Factors responsible for inducing Rasa:

[1] the most important factor is the ‘Raaga-Time ‘theory. This is the  mystical bond between melody and time in a 24 hour cycle when it is sung or played. Please refer to the article Kaal-Chakra for a detailed exposition of the same.

[2] Consonance and Dissonance in Music:
These are musical effects that produce opposite emotions - they come into play when 2 different notes are sung or played together. The drone provides the base notes of the musical scale. To quote Shri O Gosvami [The Story of Indian Music]-“The tanpura provides a dark background of infinite potentiality against which the music stands out as intricate embroidery”.
Different note-combinations can lead to different effects of consonance and dissonance, which in turn cause different Rasaas to be induced.

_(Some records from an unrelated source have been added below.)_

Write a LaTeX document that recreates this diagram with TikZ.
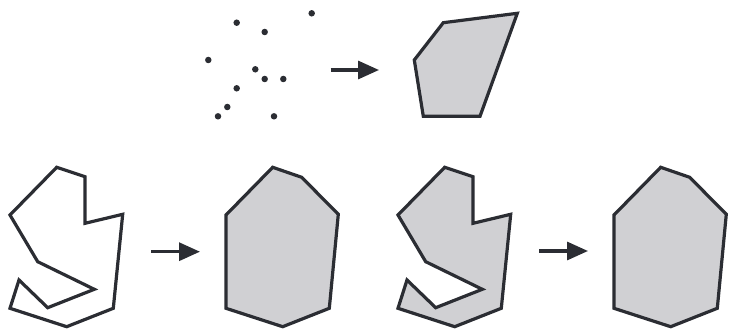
\documentclass[tikz,border=0pt]{standalone}
\usepackage{tikz}
\usepackage{xcolor}
\usetikzlibrary{arrows.meta}

\definecolor{ink}{HTML}{2B2D33}
\definecolor{shade}{HTML}{D0D0D3}

\begin{document}
\begin{tikzpicture}[
      x=1pt, y=-1pt,
      pt/.style={circle, fill=ink, inner sep=0pt, minimum size=6.5pt},
      poly/.style={draw=ink, line width=3.2pt},
      hull/.style={draw=ink, fill=shade, line width=3.2pt},
      arr/.style={-{Triangle[length=21pt, width=18pt]}, draw=ink, line width=3.2pt}
  ]
    \useasboundingbox (0,0) rectangle (732,329);
    % point set
    \node[pt] (p1) at (311.7,13.3) {};
    \node[pt] (p2) at (236.7,22.7) {};
    \node[pt] (p3) at (264.7,32) {};
    \node[pt] (p4) at (208.3,60) {};
    \node[pt] (p5) at (255.3,69.3) {};
    \node[pt] (p6) at (264.7,79) {};
    \node[pt] (p7) at (283.3,79) {};
    \node[pt] (p8) at (236.7,88.3) {};
    \node[pt] (p9) at (227.3,107) {};
    \node[pt] (p10) at (218,116.3) {};
    \node[pt] (p11) at (274,116.3) {};
    \coordinate (a1s) at (330.7,70);
    \coordinate (a1e) at (379,70);
    \draw[arr] (a1s) -- (a1e);
    \draw[hull] (443.3,22.7) -- (517.3,13.3) -- (480,116.3) -- (423.3,116.3) -- (414.3,60) -- cycle;
    % open polygon
    \draw[poly] (56.7,167.3) -- (85,176.7) -- (85,223.3) -- (122.7,214.3) -- (113.3,308.3)
      -- (66.7,326.7) -- (10,308.3) -- (19,280) -- (47.7,307.7) -- (94.3,289.3)
      -- (37.7,261.7) -- (10,215) -- cycle;
    \coordinate (a2s) at (151,251.7);
    \coordinate (a2e) at (200,251.7);
    \draw[arr] (a2s) -- (a2e);
    \draw[hull] (272.7,167.3) -- (301.7,177.3) -- (338.3,214.3) -- (329.3,308.3)
      -- (282.7,326.7) -- (226,308.3) -- (226,215) -- cycle;
    % filled polygon
    \begin{scope}[xshift=388pt]
      \draw[hull] (56.7,167.3) -- (85,176.7) -- (85,223.3) -- (122.7,214.3) -- (113.3,308.3)
        -- (66.7,326.7) -- (10,308.3) -- (19,280) -- (47.7,307.7) -- (94.3,289.3)
        -- (37.7,261.7) -- (10,215) -- cycle;
    \end{scope}
    \coordinate (a3s) at (539.3,251);
    \coordinate (a3e) at (588,251);
    \draw[arr] (a3s) -- (a3e);
    \begin{scope}[xshift=388pt]
      \draw[hull] (272.7,167.3) -- (301.7,177.3) -- (338.3,214.3) -- (329.3,308.3)
        -- (282.7,326.7) -- (226,308.3) -- (226,215) -- cycle;
    \end{scope}
  \end{tikzpicture}
\end{document}
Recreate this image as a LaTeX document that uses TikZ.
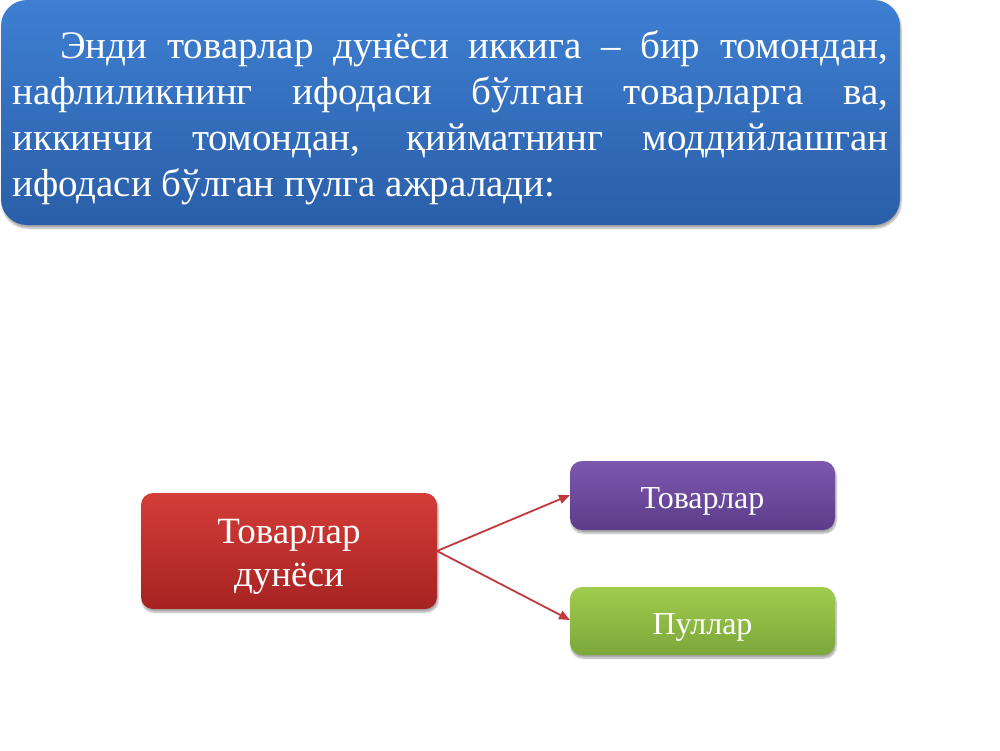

[a] Perfect Consonance: Sa-Pa; Sa-Ma
[b] Imperfect Consonance: Sa-Ga;Sa-Dha
[c] Perfect Dissonance: Sa- Re [komal/flat]; Sa-Ni; Teevra Ma-Pa; Pa- Dha][komal/flat]
[d] Imperfect Dissonance: Sa-Re;Sa-Ni [komal/flat]; Sa-Ga [komal/flat]
The musicologist Shri G M Ranade has attempted to draw a co-relation between the tonal intervals and raasa as follows-
Perfect Consonance- Veera rasa
Imperfect Consonance –Shringaara rasa
Perfect Dissonance –Karuna Rasa

Depending on the prominence given to a specific note interval in the development of the raag , the desired rasa will be induced. Raagas like Marwa, Shree and Todi use the tonal intervals of perfect dissonance to create the phenomenon of tension and relief. The sense of the sublime is experienced from the interplay of  conflict and serenity as it were. The combination of Shadaj and Shuddha Gandhaar imparts a tranquility which is the characteristic feature of the ‘sandhiprakaash’ ragas-melodies of dawn and dusk.

The sparkling radiance of  ragas like Durga, Khamaj, and Kedar are highlighted by the tonal intervals of perfect consonance.

[3] Other factors like the artiste’s  mood, the receptivity of the audience, the physical setting of the concert [the venue, ambience etc] are lesser but nonetheless important components playing their role in the overall effect of inducing Rasa.

Without delving deeper into the technicalities  of the raag - rasa theory, I would like to conclude with a few observations:

The theory of raga-rasa attempts to bring about a specific co-relation of music with emotional states.
However, a recital is an outpouring of emotions and is highly subjective and spontaneous in nature. Each artiste interprets and presents the music according to his ideas, techniques , the school of music that he belongs to and his overall understanding of the musical idiom .The whole beauty of this great art is that it says so little and conveys so much. A gentle hint here, a whiff of a long forgotten memory and it thus evokes a pleasant emotion, leaving it to the  listener to analyze his feelings. This degree of abstractness is further experienced in instrumental music which does not have lyrics to convey the meaning.

To quote the poet Shelley:
Music, when soft voices die,
vibrates in the memory

The most important aspect of rasa is that it lingers on long after the stimulus has been removed. We often ruminate over a concert for days and savour the joy of its memory. Thus, although the stimulus is transient, the rasa induced is not. The ultimate rasa is ‘Mahaarasa’ and is equated with ‘Aanand bhaava’ – or one of deep joy. When the artiste and the listener reach out together for a shared moment of joy and discovery, the result is the essence or rasa of music.